Testimony on council resolution:

Outreach in Opioid Use Disorder Treatment – Philadelphia

Jeanmarie Perrone, MD FACMT

Professor, Emergency Medicine, Medical Toxicology and Addiction Medicine Initiatives Director, Center for Addiction Medicine and Policy

University of Pennsylvania

Good afternoon, and thank you for the opportunity to speak.

My name is Dr. Jeanmarie Perrone, and I serve as the Director of the Center for Addiction Medicine and Policy, a model center for opioid use disorder treatment, at the University of Pennsylvania. As an emergency medicine clinician and researcher, I’ve spent the past 2 decades preventing opioid addiction and optimizing access to treatment for patients with opioid use disorder—especially from our emergency departments but also, enhancing primary care and in hospital substance use treatment. We advocate for a peer led medication model; and what we know, both from data and experience, is clear: outreach is not optional. It is essential.

Philadelphia has one of the highest overdose death rates among major U.S. cities. But those numbers only tell part of the story. Behind every statistic is a person—many of whom are disconnected from care, unsure where to turn, or distrustful of healthcare systems. In Philadelphia, our patients are not just challenged by fentanyl, but by emerging adulterants including xylazine-associated wounds and severe fentanyl-medetomidine withdrawal leading to overwhelming fears of treatment and an endless cycle of continued use.

Outreach shifts that paradigm to meet people where they are—on sidewalks, in encampments, in shelters, and in the emergency department. Outreach is more than handing out information. It’s about building trust, offering harm reduction tools like naloxone, xylazine and fentanyl test strips, reassuring patients about withdrawal management and creating a human connection that can lead to treatment—whether that’s buprenorphine, methadone, or long-term recovery support.

In neighborhoods like Kensington and South Philadelphia, outreach workers in low barrier settings such as wound care or mobile vans are often the first and only point of contact for someone using opioids. At our center, we’ve seen that individuals referred through outreach are more likely to engage in care and stay in treatment—because their first encounter was grounded in respect, not judgment.

Outreach is a clinical extension of care.

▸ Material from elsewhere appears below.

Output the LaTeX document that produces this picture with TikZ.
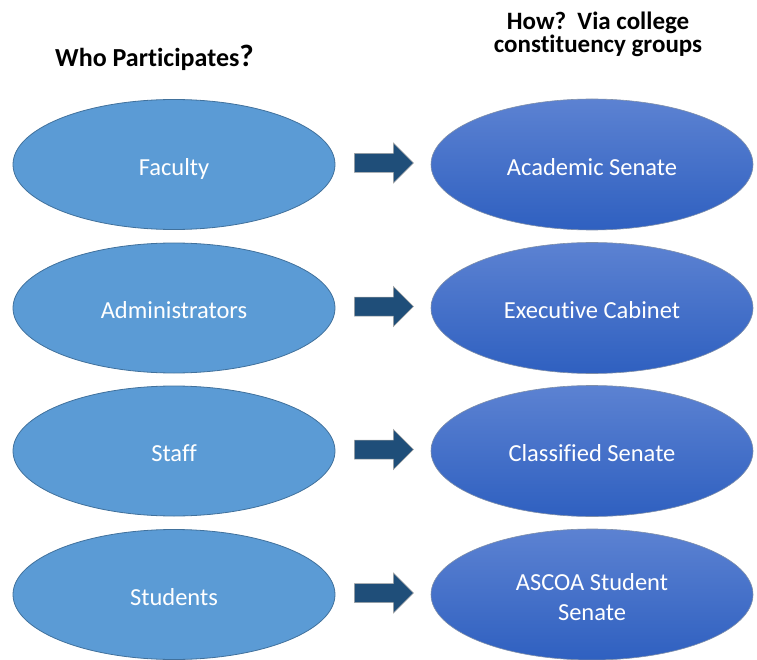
\documentclass[tikz,border=0pt]{standalone}
\usepackage{fontspec}
\setmainfont{Carlito}[Ligatures={NoCommon}]
\usetikzlibrary{shapes.geometric,calc}
\definecolor{leftfill}{HTML}{5B9BD5}
\definecolor{leftline}{HTML}{41719C}
\definecolor{rtop}{HTML}{5C82D2}
\definecolor{rbot}{HTML}{2F60C0}
\definecolor{rline}{HTML}{7F8FA9}
\definecolor{arrowfill}{HTML}{1F4E79}
\definecolor{arrowline}{HTML}{A6A6A6}
\tikzset{
  ellbase/.style={ellipse, minimum width=322pt, inner sep=0pt,
    text=white, font=\fontsize{24.5}{30}\selectfont, align=center,
    text height=26pt, text depth=4.6pt},
  whoell/.style={ellbase, draw=leftline, line width=0.8pt, fill=leftfill,
    minimum height=130pt},
  grpell/.style={ellbase, draw=rline, line width=0.6pt, top color=rtop, bottom color=rbot,
    minimum height=131pt},
  hdr/.style={font=\bfseries\fontsize{25}{24}\selectfont, inner sep=0pt, anchor=base},
  blockarrow/.style={fill=arrowfill, draw=arrowline, line width=0.5pt}
}
\begin{document}
\begin{tikzpicture}[x=1pt,y=1pt]
\useasboundingbox (0,0) rectangle (757,-660);
\node[hdr, font=\bfseries\fontsize{26}{24}\selectfont] (hdrL) at (154.5,-67) {Who Participates{\fontsize{31}{24}\selectfont ?}};
\node[hdr] (hdrR1) at (598,-29.5) {How?\ \ Via college};
\node[hdr] (hdrR2) at (598,-52.7) {constituency groups};

\node[whoell] (w1) at (174,-164.5) {Faculty};
\node[whoell] (w2) at (174,-308) {Administrators};
\node[whoell] (w3) at (174,-451) {Staff};
\node[whoell] (w4) at (174,-594.5) {Students};

\node[grpell] (g1) at (592,-164.5) {Academic Senate};
\node[grpell] (g2) at (592,-308) {Executive Cabinet};
\node[grpell] (g3) at (592,-451) {Classified Senate};
\node[grpell, text height=55.6pt] (g4) at (592,-594.5) {ASCOA Student\\Senate};

\foreach \i in {1,2,3,4}{
  \path (w\i.east) ++(19,1.5) coordinate (a\i);
  \draw[blockarrow] (a\i) ++(0,9.5) -- ++(39,0) -- ++(0,10.5) -- ++(20,-20)
     -- ++(-20,-20) -- ++(0,10.5) -- ++(-39,0) -- cycle;
}
\end{tikzpicture}
\end{document}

It saves lives, reduces emergency visits, and helps people stabilize—not just medically, but socially and psychologically. But for it to work, it needs sustained investment: in personnel, training, infrastructure, and coordination across health systems, community partners, and city agencies.

The opioid crisis cannot be solved from the emergency department or clinics. We must go to the people who need us most. That’s the power of outreach—and it must be at the heart of Philadelphia’s strategy moving forward. Thank you.